I've been using older-generation GPS units for years without complaint. However, I'm also starting to feel extremely limited by the storage space (or lack thereof) on older GPS models- 1,000 points and 25 routes isn't cutting it anymore. So I'm in the market for a new GPS with modern-day storage abilities.

One model I've been looking at is the Garmin GPSMAP 66 series. This seems to be roughly equivalent to the InReach but without the satellite messaging ability (although there is an option to add that). There's 2 specific models I'm looking at- the 66SR, which has multi-band technology, and the 66S, which does not.

For waypoints, multi-band technology seems to be not worth the price- I can just set the GPS down and let it average points for a few minutes to get a waypoint that is accurate enough for my purposes.

But for tracks, averaging of points is a non-starter for obvious reasons.
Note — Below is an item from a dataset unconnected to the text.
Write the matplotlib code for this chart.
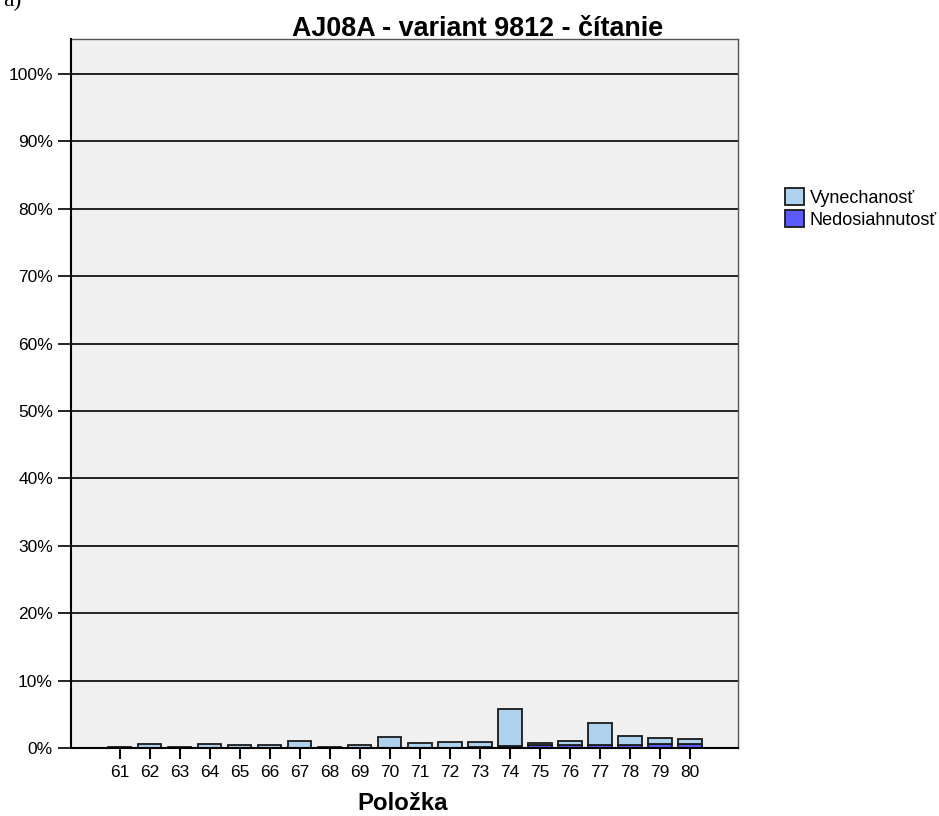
import numpy as np
import matplotlib.pyplot as plt
from matplotlib.patches import Patch

plt.rcParams['font.family'] = ['Liberation Sans', 'DejaVu Sans']

# === DATA ===
items = [str(i) for i in range(61, 81)]
nedosiahnutost = [0.0, 0.0, 0.0, 0.0, 0.0, 0.0, 0.0, 0.0, 0.0, 0.0,
                  0.0, 0.0, 0.1, 0.35, 0.45, 0.4, 0.4, 0.5, 0.6, 0.55]
vynechanost = [0.2, 0.55, 0.2, 0.65, 0.4, 0.4, 1.0, 0.1, 0.5, 1.63,
               0.74, 0.85, 0.75, 5.39, 0.25, 0.65, 3.3, 1.28, 0.83, 0.75]
y_ticks = list(range(0, 101, 10))

light = '#aed1ee'
dark = '#5b5bff'

# === PLOT ===
fig = plt.figure(figsize=(9.39, 8.16), dpi=100)
ax = fig.add_axes([71 / 939, 1 - 748 / 816, (738 - 71) / 939, (748 - 39) / 816])
ax.set_facecolor('#f0f0f0')

x = np.arange(len(items))
ax.bar(x, nedosiahnutost, width=0.77, color=dark, edgecolor='#1a1a1a', linewidth=1.3, zorder=3)
ax.bar(x, vynechanost, bottom=nedosiahnutost, width=0.77, color=light,
       edgecolor='#1a1a1a', linewidth=1.3, zorder=3)

ax.set_xlim(-1.63, 20.6)
ax.set_ylim(0, 105.2)
ax.set_yticks(y_ticks)
ax.set_yticklabels([f"{t}%" for t in y_ticks], fontsize=12.5)
for t in y_ticks[1:]:
    ax.axhline(t, color='black', linewidth=1.2, zorder=1)

ax.set_xticks(x)
ax.set_xticklabels(items, fontsize=12.5)
ax.tick_params(axis='x', length=8, width=1.5, direction='out', pad=4.3)
ax.tick_params(axis='y', length=9.4, width=1.2, direction='out', pad=3.6)

for side in ['left', 'bottom']:
    ax.spines[side].set_color('black')
    ax.spines[side].set_linewidth(1.5)
    ax.spines[side].set_zorder(4)
for side in ['top', 'right']:
    ax.spines[side].set_color('#555555')
    ax.spines[side].set_linewidth(1.0)

fig.text(403 / 939, 1 - 810 / 816, "Položka", fontsize=17.3, fontweight='bold',
         ha='center', va='baseline')
fig.text(477.5 / 939, 1 - 36 / 816, "AJ08A - variant 9812 - čítanie",
         fontsize=19.4, fontweight='bold', ha='center', va='baseline')
fig.text(3 / 939, 1.0, "a)", fontsize=17, family='Liberation Serif', ha='left', va='center')

handles = [Patch(facecolor=light, edgecolor='#1a1a1a', linewidth=1.3, label='Vynechanosť'),
           Patch(facecolor=dark, edgecolor='#1a1a1a', linewidth=1.3, label='Nedosiahnutosť')]
fig.legend(handles=handles, loc='upper left', bbox_to_anchor=(785 / 939, 1 - 188 / 816),
           frameon=False, fontsize=13, handlelength=1.05, handleheight=1.05,
           handletextpad=0.33, labelspacing=0.2, borderaxespad=0, borderpad=0)

fig.savefig('out.png', dpi=100)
I do like to record tracks and I would like for those tracks to be fairly accurate. I have noticed in the past that tracks recorded on older GPS units aren't great in some spots where there can be interference. Can anyone here comment from experience on whether the multi-band technology really makes a different in producing more accurate tracks?

Another consideration- the 66SR comes with a built in rechargeable battery, while the 66S takes AA batteries. Obviously, the built in battery might not last for longer trips (I'm often out for 5 days at a time), but I usually carry a USB charger on longer trips anyways. It would be nice also to cut down on the number of disposable batteries I go through as well.